A Proposta de Emenda à Constituição n.º 32/2020, mais conhecida como Reforma Administrativa, gerou preocupações para os servidores públicos em função da supressão de algumas prerrogativas. Dentre as possíveis mudanças, destaca-se a extinção do Regime Jurídico Único e a mitigação da estabilidade dos cargos públicos.
A partir da dissolução do Regime Jurídico Único, a PEC n.º 32/2020 pretende instaurar novos estratos no serviço público, com previsão de cargos com vínculos de experiência, por prazo determinado, por prazo indeterminado, cargos de assessoramento e liderança e os cargos típicos de Estado.
Valendo-se da estratificação dos servidores públicos, a Reforma Administrativa apresenta texto que reserva estabilidade aos servidores das carreiras típicas de Estado. Assim, os demais poderiam ser demitidos sem que fosse necessária a instauração de processo administrativo disciplinar, aproximando a dinâmica de dispensa do serviço público à da iniciativa privada.
A justificativa seria dotar a Administração Pública de mecanismos de gestão mais modernos e flexíveis, conferindo maior dinamicidade e eficiência estatais. Essa modernização compreenderia também o estabelecimento de uma política de gestão de pessoas ágil e adaptável, bem como teria a pretensão de viabilizar o relacionamento do Estado com a iniciativa privada, contribuindo com o atendimento da demanda por serviços públicos.
Contudo, surge o seguinte questionamento: A reserva da estabilidade apenas aos cargos típicos de Estado seria a medida mais adequada para a otimização da prestação do serviço público?
Atualmente, a estabilidade é garantida aos servidores após três anos de efetivo exercício (art. 41 da Constituição Federal). No entanto, ao contrário do que se poderia imaginar, essa estabilidade não é absoluta. Nesse sentido, destaca-se que há hipóteses de demissão dos servidores no próprio art. 41, sendo elas: (i) em virtude de sentença judicial transitada em julgado; (ii) mediante processo administrativo disciplinar; ou (iii) mediante procedimento de avaliação periódica de desempenho. É de se notar que as hipóteses elencadas devem permitir a ampla defesa do servidor processado, seja no âmbito judicial, seja na esfera administrativa.
A demissão, portanto, não está fora de questão quando se visa à proteção do interesse público e coletivo. Entretanto, para isso, é necessária a constatação de atos prejudiciais à consecução dos interesses da comunidade.
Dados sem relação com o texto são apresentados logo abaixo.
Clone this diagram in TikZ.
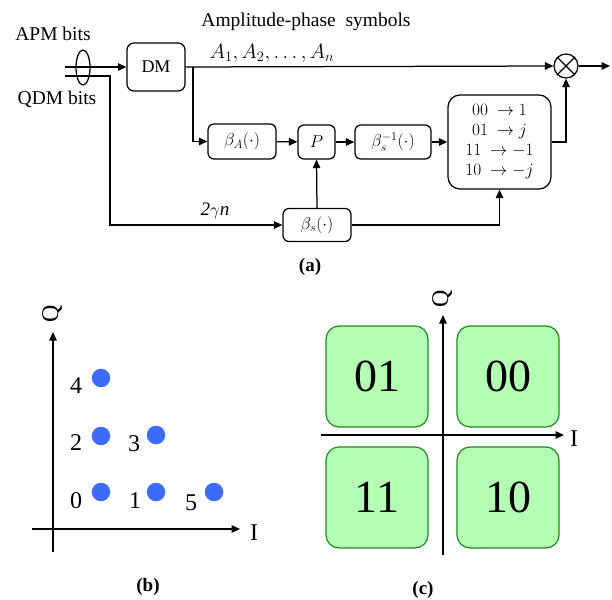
\documentclass[tikz,border=0pt]{standalone}
\usepackage{fontspec}
\setmainfont{Liberation Serif}
\usetikzlibrary{arrows.meta,shapes.geometric}
\definecolor{dotblue}{RGB}{59,107,255}
\definecolor{qfill}{RGB}{181,255,181}
\definecolor{qedge}{RGB}{26,140,26}
\tikzset{
  blk/.style={draw,rounded corners=6pt,line width=1.25pt,inner sep=0pt,font=\fontsize{18}{20}\selectfont},
  arr/.style={-{Triangle[length=8.5pt,width=7.5pt]},line width=1.25pt},
  ln/.style={line width=1.25pt},
  lbl/.style={font=\fontsize{19.5}{21}\selectfont,inner sep=0pt},
  dig/.style={font=\fontsize{24}{26}\selectfont,inner sep=0pt},
  qbox/.style={draw=qedge,fill=qfill,line width=1.2pt,rounded corners=13pt,minimum width=102pt,minimum height=101pt,inner sep=0pt,font=\fontsize{46}{48}\selectfont},
  dot/.style={circle,fill=dotblue,minimum size=18.5pt,inner sep=0pt},
  subcap/.style={font=\bfseries\fontsize{19}{21}\selectfont,inner sep=0pt},
}
\begin{document}
\begin{tikzpicture}[x=1pt,y=-1pt]
\useasboundingbox (0,0) rectangle (612,599);
% ---- (a) ----
\node[lbl] (apm) at (53,34) {APM bits};
\node[lbl] (qdm) at (57,99) {QDM bits};
\node[lbl] (amp) at (306,22) {Amplitude-phase\ \ symbols};
\node[blk,minimum width=58pt,minimum height=48pt,rounded corners=7pt] (dm) at (156,67) {DM};
\node[blk,minimum width=68pt,minimum height=35pt] (bA) at (242,141.5) {$\beta_A(\cdot)$};
\node[blk,minimum width=37pt,minimum height=34pt] (P) at (316.5,142) {$P$};
\node[blk,minimum width=76pt,minimum height=34pt] (bsi) at (393,142) {$\beta_s^{-1}(\cdot)$};
\node[blk,minimum width=103pt,minimum height=94pt,rounded corners=12pt,align=center,font=\fontsize{16.5}{20}\selectfont] (map) at (499.5,142)
  {$00\ \rightarrow 1$\\ $01\ \rightarrow j$\\ $11\ \rightarrow \mathbf{-}1$\\ $10\ \rightarrow \mathbf{-}j$};
\node[blk,minimum width=68pt,minimum height=33pt] (bs) at (317,225) {$\beta_s(\cdot)$};
\node[draw,circle,line width=1.25pt,minimum size=24pt,inner sep=0pt] (mult) at (566,66) {};
\draw[ln] (mult.45) -- (mult.225) (mult.135) -- (mult.315);
\node[font=\fontsize{19.5}{21}\selectfont,inner sep=0pt] (alab) at (272,53) {$A_1, A_2, \ldots, A_n$};
\node[font=\itshape\fontsize{19}{21}\selectfont,inner sep=0pt] (gam) at (215,211) {2$\gamma$n};
\node[subcap] (capa) at (310,267) {(a)};
\draw[line width=1.25pt] (83,67.5) ellipse [x radius=7, y radius=17.5];
\coordinate (apmIn) at (65,67);
\coordinate (qdmIn) at (65,76);
\coordinate (qbend) at (110,76);
\coordinate (br) at (193,67);
\coordinate (out) at (610,66);
\draw[arr] (apmIn) -- (dm.west);
\draw[arr] (qdmIn) -- (qbend) |- (bs.west);
\draw[arr] (dm.east) -- (mult.west);
\draw[arr] (br) |- (bA.west);
\draw[arr] (bA) -- (P);
\draw[arr] (P) -- (bsi);
\draw[arr] (bsi) -- (map);
\draw[arr] (bs.north) -- (P.south);
\draw[arr] (bs.east) -| (map.south);
\draw[arr] (map.east) -| (mult.south);
\draw[arr] (mult.east) -- (out);
% ---- (b) ----
\coordinate (bq0) at (53,552);
\coordinate (bq1) at (53,332);
\coordinate (bi0) at (32,529);
\coordinate (bi1) at (240,529);
\draw[arr] (bq0) -- (bq1);
\draw[arr] (bi0) -- (bi1);
\node[dig,rotate=90] (bQ) at (52,314) {Q};
\node[dig] (bI) at (254,533) {I};
\node[dot] (d4) at (101,378) {};
\node[dot] (d2) at (101,436) {};
\node[dot] (d3) at (156,435) {};
\node[dot] (d0) at (101,492) {};
\node[dot] (d1) at (156,492) {};
\node[dot] (d5) at (214,492) {};
\node[dig] (l4) at (76,386) {4};
\node[dig] (l2) at (76,443) {2};
\node[dig] (l3) at (134,444) {3};
\node[dig] (l0) at (76,501) {0};
\node[dig] (l1) at (135,501) {1};
\node[dig] (l5) at (191,503) {5};
\node[subcap] (capb) at (148,587) {(b)};
% ---- (c) ----
\node[qbox] (c01) at (377,376.5) {01};
\node[qbox] (c00) at (508,376.5) {00};
\node[qbox] (c11) at (377,497.5) {11};
\node[qbox] (c10) at (508,497.5) {10};
\coordinate (cq0) at (443,555);
\coordinate (cq1) at (443,315);
\coordinate (ci0) at (321,435);
\coordinate (ci1) at (564,435);
\draw[arr] (cq0) -- (cq1);
\draw[arr] (ci0) -- (ci1);
\node[dig,rotate=90] (cQ) at (442,299) {Q};
\node[dig] (cI) at (574,439) {I};
\node[subcap] (capc) at (423,590) {(c)};
\end{tikzpicture}
\end{document}
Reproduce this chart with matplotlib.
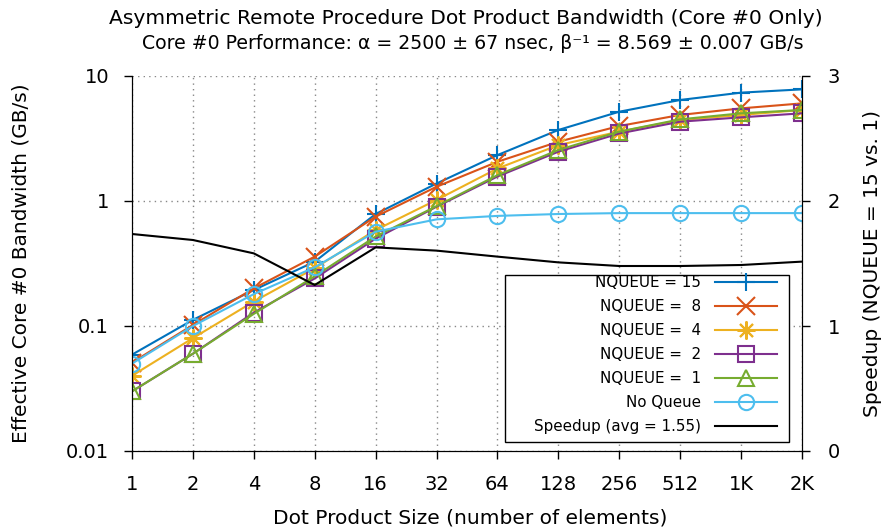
import matplotlib
matplotlib.use("Agg")
import matplotlib.pyplot as plt
from matplotlib.patches import Rectangle
from matplotlib.ticker import FixedLocator, FixedFormatter, NullLocator

sizes = [1, 2, 4, 8, 16, 32, 64, 128, 256, 512, 1024, 2048]
size_labels = ["1", "2", "4", "8", "16", "32", "64", "128", "256", "512", "1K", "2K"]

nq15 = [0.059, 0.112, 0.194, 0.327, 0.787, 1.38, 2.33, 3.70, 5.18, 6.43, 7.36, 7.82]
nq8 = [0.051, 0.102, 0.200, 0.359, 0.750, 1.30, 2.06, 2.98, 3.98, 4.88, 5.51, 6.04]
nq4 = [0.040, 0.080, 0.157, 0.290, 0.586, 1.02, 1.82, 2.80, 3.59, 4.44, 4.88, 5.35]
nq2 = [0.030, 0.060, 0.128, 0.240, 0.500, 0.90, 1.57, 2.48, 3.47, 4.31, 4.67, 5.03]
nq1 = [0.030, 0.060, 0.125, 0.250, 0.520, 0.91, 1.61, 2.56, 3.59, 4.50, 5.03, 5.35]
noqueue = [0.050, 0.100, 0.180, 0.295, 0.568, 0.713, 0.760, 0.787, 0.800, 0.800, 0.800, 0.800]
speedup = [1.736, 1.688, 1.581, 1.328, 1.629, 1.603, 1.555, 1.509, 1.480, 1.480, 1.488, 1.515]

series = [
    ("NQUEUE = 15", nq15, "#0072BD", "+", 13),
    ("NQUEUE =  8", nq8, "#D95319", "x", 13),
    ("NQUEUE =  4", nq4, "#EDB120", (8, 2, 0), 13),
    ("NQUEUE =  2", nq2, "#7E2F8E", "s", 11),
    ("NQUEUE =  1", nq1, "#77AC30", "^", 11),
    ("No Queue", noqueue, "#4DBEEE", "o", 11),
]

W, H = 883, 531
L, R, T, B = 132, 802, 76, 451

fig = plt.figure(figsize=(W / 100, H / 100), dpi=100)
ax = fig.add_axes([L / W, 1 - B / H, (R - L) / W, (B - T) / H])
ax2 = ax.twinx()

handles = []
for label, vals, color, marker, ms in series:
    h, = ax.plot(sizes, vals, color=color, marker=marker, markersize=ms,
                 markerfacecolor="none", markeredgewidth=1.5, linewidth=1.5,
                 label=label)
    handles.append(h)

hs, = ax2.plot(sizes, speedup, color="black", linewidth=1.5,
               label="Speedup (avg = 1.55)")
handles.append(hs)

ax.set_xscale("log", base=2)
ax.set_yscale("log")
ax.set_xlim(1, 2048)
ax.set_ylim(0.01, 10)
ax.xaxis.set_major_locator(FixedLocator(sizes))
ax.xaxis.set_major_formatter(FixedFormatter(size_labels))
ax.xaxis.set_minor_locator(NullLocator())
ax.yaxis.set_major_locator(FixedLocator([0.01, 0.1, 1, 10]))
ax.yaxis.set_major_formatter(FixedFormatter(["0.01", "0.1", "1", "10"]))
ax.yaxis.set_minor_locator(NullLocator())
ax2.set_ylim(0, 3)
ax2.set_yticks([0, 1, 2, 3])
ax2.set_yticklabels(["0", "1", "2", "3"])

ax.grid(True, which="major", color="#888888", linestyle=(0, (1, 3)), linewidth=1)
for a in (ax, ax2):
    a.tick_params(axis="both", labelsize=14, direction="out", length=5.5, width=1)
    a.spines["top"].set_visible(False)
ax.tick_params(axis="x", pad=12)
ax.tick_params(axis="y", pad=11)
ax2.tick_params(axis="y", pad=13)

fig.text(470 / W, 1 - 523 / H, "Dot Product Size (number of elements)",
         ha="center", va="baseline", fontsize=14.5)
fig.text(21.5 / W, 1 - 263 / H, "Effective Core #0 Bandwidth (GB/s)",
         ha="center", va="center", rotation=90, fontsize=14.5)
fig.text(872 / W, 1 - 263 / H, "Speedup (NQUEUE = 15 vs. 1)",
         ha="center", va="center", rotation=90, fontsize=14.5)

fig.text(466 / W, 1 - 24 / H, "Asymmetric Remote Procedure Dot Product Bandwidth (Core #0 Only)",
         ha="center", va="baseline", fontsize=14.6)
fig.text(473 / W, 1 - 49 / H,
         "Core #0 Performance: α = 2500 ± 67 nsec, β⁻¹ = 8.569 ± 0.007 GB/s",
         ha="center", va="baseline", fontsize=13.6)

# legend frame drawn as a rectangle, legend entries placed inside it
bx0, bx1, by0, by1 = 505, 789, 275, 442
ax2.add_patch(Rectangle(((bx0 - L) / (R - L), (B - by1) / (B - T)),
                        (bx1 - bx0) / (R - L), (by1 - by0) / (B - T),
                        transform=ax2.transAxes, facecolor="white",
                        edgecolor="black", linewidth=1, zorder=4))
leg = ax2.legend(handles=handles, loc="upper right",
                 bbox_to_anchor=((777 - L) / (R - L), (B - 275) / (B - T)),
                 borderaxespad=0, borderpad=0, markerfirst=False, fontsize=10.9,
                 handlelength=4.1, handletextpad=0.9, frameon=False,
                 labelspacing=0.6)
leg.set_zorder(5)

fig.savefig("out.png", dpi=100)
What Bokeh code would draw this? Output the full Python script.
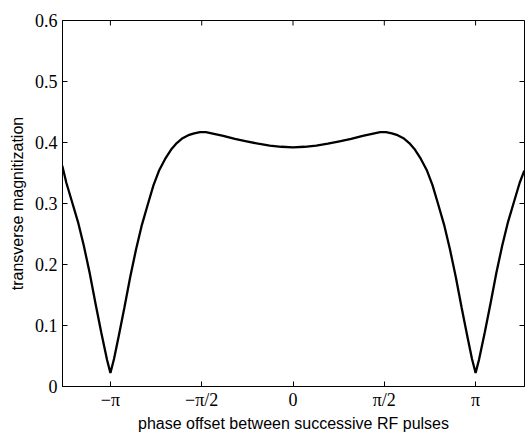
import math
from bokeh.plotting import figure
from bokeh.models import FixedTicker, Range1d
from bokeh.embed import file_html
from bokeh.resources import INLINE

PI = math.pi

# phase offset (rad) and transverse magnetization
phase = [-3.97, -3.9, -3.8, -3.7, -3.6, -3.5, -3.4, -3.3, -3.2, -3.1416,
         -3.08, -3.0, -2.9, -2.8, -2.7, -2.6, -2.5, -2.4, -2.3, -2.2,
         -2.1, -2.0, -1.9, -1.8, -1.7, -1.6, -1.5, -1.4, -1.3, -1.2,
         -1.0, -0.8, -0.6, -0.4, -0.2, 0.0, 0.2, 0.4, 0.6, 0.8,
         1.0, 1.2, 1.3, 1.4, 1.5, 1.6, 1.7, 1.8, 1.9, 2.0,
         2.1, 2.2, 2.3, 2.4, 2.5, 2.6, 2.7, 2.8, 2.9, 3.0,
         3.08, 3.1416, 3.2, 3.3, 3.4, 3.5, 3.6, 3.7, 3.8, 3.9, 3.98]
magnitization = [0.362, 0.334, 0.302, 0.270, 0.231, 0.187, 0.137, 0.089, 0.044, 0.022,
                 0.045, 0.082, 0.130, 0.180, 0.225, 0.265, 0.298, 0.330, 0.355, 0.373,
                 0.388, 0.399, 0.407, 0.412, 0.415, 0.417, 0.417, 0.415, 0.413, 0.411,
                 0.406, 0.402, 0.398, 0.395, 0.393, 0.392, 0.393, 0.395, 0.398, 0.402,
                 0.406, 0.411, 0.413, 0.415, 0.417, 0.417, 0.415, 0.412, 0.407, 0.399,
                 0.388, 0.373, 0.355, 0.330, 0.298, 0.265, 0.225, 0.180, 0.130, 0.082,
                 0.045, 0.022, 0.044, 0.089, 0.137, 0.187, 0.231, 0.270, 0.302, 0.334, 0.354]

x_start, x_end = -3.966, 3.983
y_start, y_end = 0.0, 0.6
x_tick_values = [-PI, -PI / 2, 0, PI / 2, PI]
x_tick_labels = ["\u2212\u03c0", "\u2212\u03c0/2", "0", "\u03c0/2", "\u03c0"]
y_tick_values = [0, 0.1, 0.2, 0.3, 0.4, 0.5, 0.6]
y_tick_labels = ["0", "0.1", "0.2", "0.3", "0.4", "0.5", "0.6"]

x_label = "phase offset between successive RF pulses"
y_label = "transverse magnitization"

p = figure(width=525, height=434, output_backend="svg", toolbar_location=None,
           x_range=Range1d(x_start, x_end), y_range=Range1d(y_start, y_end),
           min_border_left=62, min_border_right=1, min_border_top=20, min_border_bottom=40)
p.background_fill_color = "white"
p.border_fill_color = "white"
p.outline_line_color = "black"
p.outline_line_width = 1
p.xgrid.visible = False
p.ygrid.visible = False

p.line(phase, magnitization, line_color="black", line_width=2.3)

# inward ticks on the top and right edges of the box (clipped to the frame)
p.scatter(x=x_tick_values, y=[y_end] * len(x_tick_values), marker="dash", size=10,
          angle=PI / 2, line_color="black", line_width=1)
p.scatter(x=[x_end] * len(y_tick_values), y=y_tick_values, marker="dash", size=10,
          angle=0, line_color="black", line_width=1)

tick_font = "Liberation Serif"
label_font = "Liberation Sans"

xa = p.xaxis[0]
xa.ticker = FixedTicker(ticks=x_tick_values)
xa.major_label_overrides = dict(zip(x_tick_values, x_tick_labels))
xa.axis_label = x_label
ya = p.yaxis[0]
ya.ticker = FixedTicker(ticks=y_tick_values)
ya.major_label_overrides = dict(zip(y_tick_values, y_tick_labels))
ya.axis_label = y_label

for ax in (xa, ya):
    ax.major_tick_in = 5
    ax.major_tick_out = 0
    ax.minor_tick_line_color = None
    ax.axis_line_color = "black"
    ax.major_tick_line_color = "black"
    ax.major_label_text_font = tick_font
    ax.major_label_text_font_size = "18px"
    ax.major_label_text_color = "black"
    ax.axis_label_text_font = label_font
    ax.axis_label_text_font_size = "16px"
    ax.axis_label_text_font_style = "normal"
    ax.axis_label_text_color = "black"

xa.major_label_standoff = 3
xa.axis_label_standoff = 2
ya.major_label_standoff = 5
ya.axis_label_standoff = 6

open("out.html", "w").write(file_html(p, INLINE))
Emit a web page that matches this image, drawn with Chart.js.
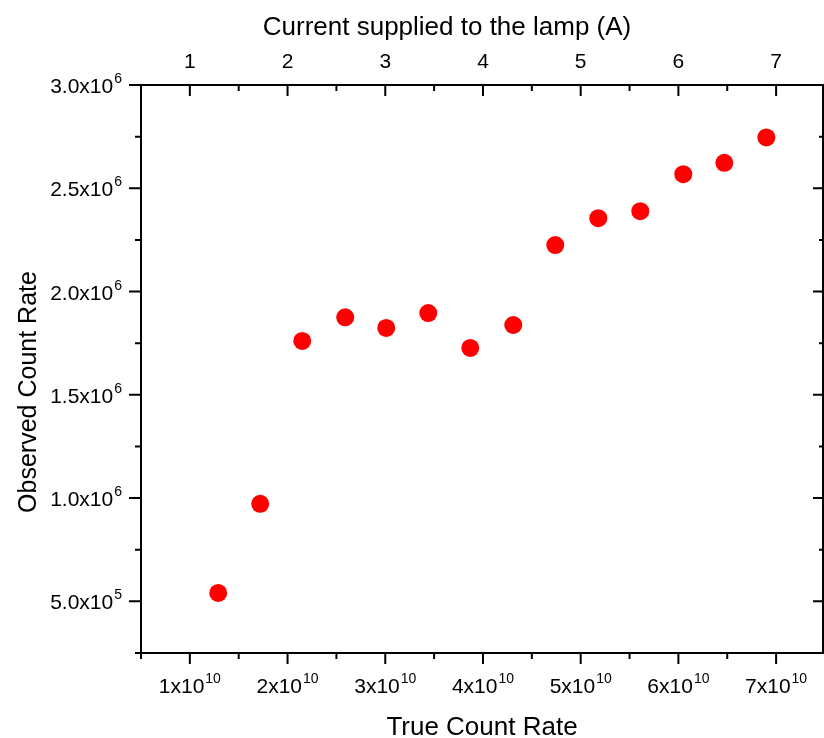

Percebe-se que a estabilidade é uma prerrogativa inerente aos servidores públicos, a qual impede que sejam demitidos apenas pela vontade dos dirigentes políticos. Todavia, o vínculo de experiência é uma das previsões que evidenciam a superveniência de cenário com maior instabilidade no serviço público. Isso, porque, de acordo com a PEC n.º 32/2020, dentre os servidores submetidos ao vínculo de experiência, somente os que obtiverem a melhor classificação ao final do período estipulado seriam efetivamente incorporados aos quadros da Administração Pública.
Os servidores com vínculo de prazo determinado, por sua vez, seriam submetidos a um duplo critério: a temporalidade limitada de sua relação de trabalho e o horizonte de demissão mesmo prestando serviços para a Administração Pública.
Ademais, a previsão de um vínculo temporário pode ser contraposta ao princípio da continuidade da relação de emprego, que tem a finalidade de proteger o trabalhador —no caso, o servidor — de um contrato precário, provisório ou de curta duração.
Para além disso, a mitigação da estabilidade para alguns servidores públicos, aliada à instituição de contratos temporários, pode ser percebida como elemento negativo na repercussão do investimento educacional e profissional que a Administração Pública empreende em prol de seus trabalhadores.
Por fim, a restrição da estabilidade apenas para os servidores de cargos típicos de Estado traz reflexões acerca da terceirização de serviços essenciais prestados à Administração Pública, o que pode influenciar na precarização do trabalho e na rotatividade em cargos.
Conclui-se que o panorama apresentado revela que a pretensão da Reforma Administrativa de extinguir a estabilidade de parte dos servidores públicos pode imprimir características intrínsecas ao setor privado à estrutura estatal. Todavia, a medida pode comprometer a prestação de serviços, em inobservância aos interesses público e coletivo.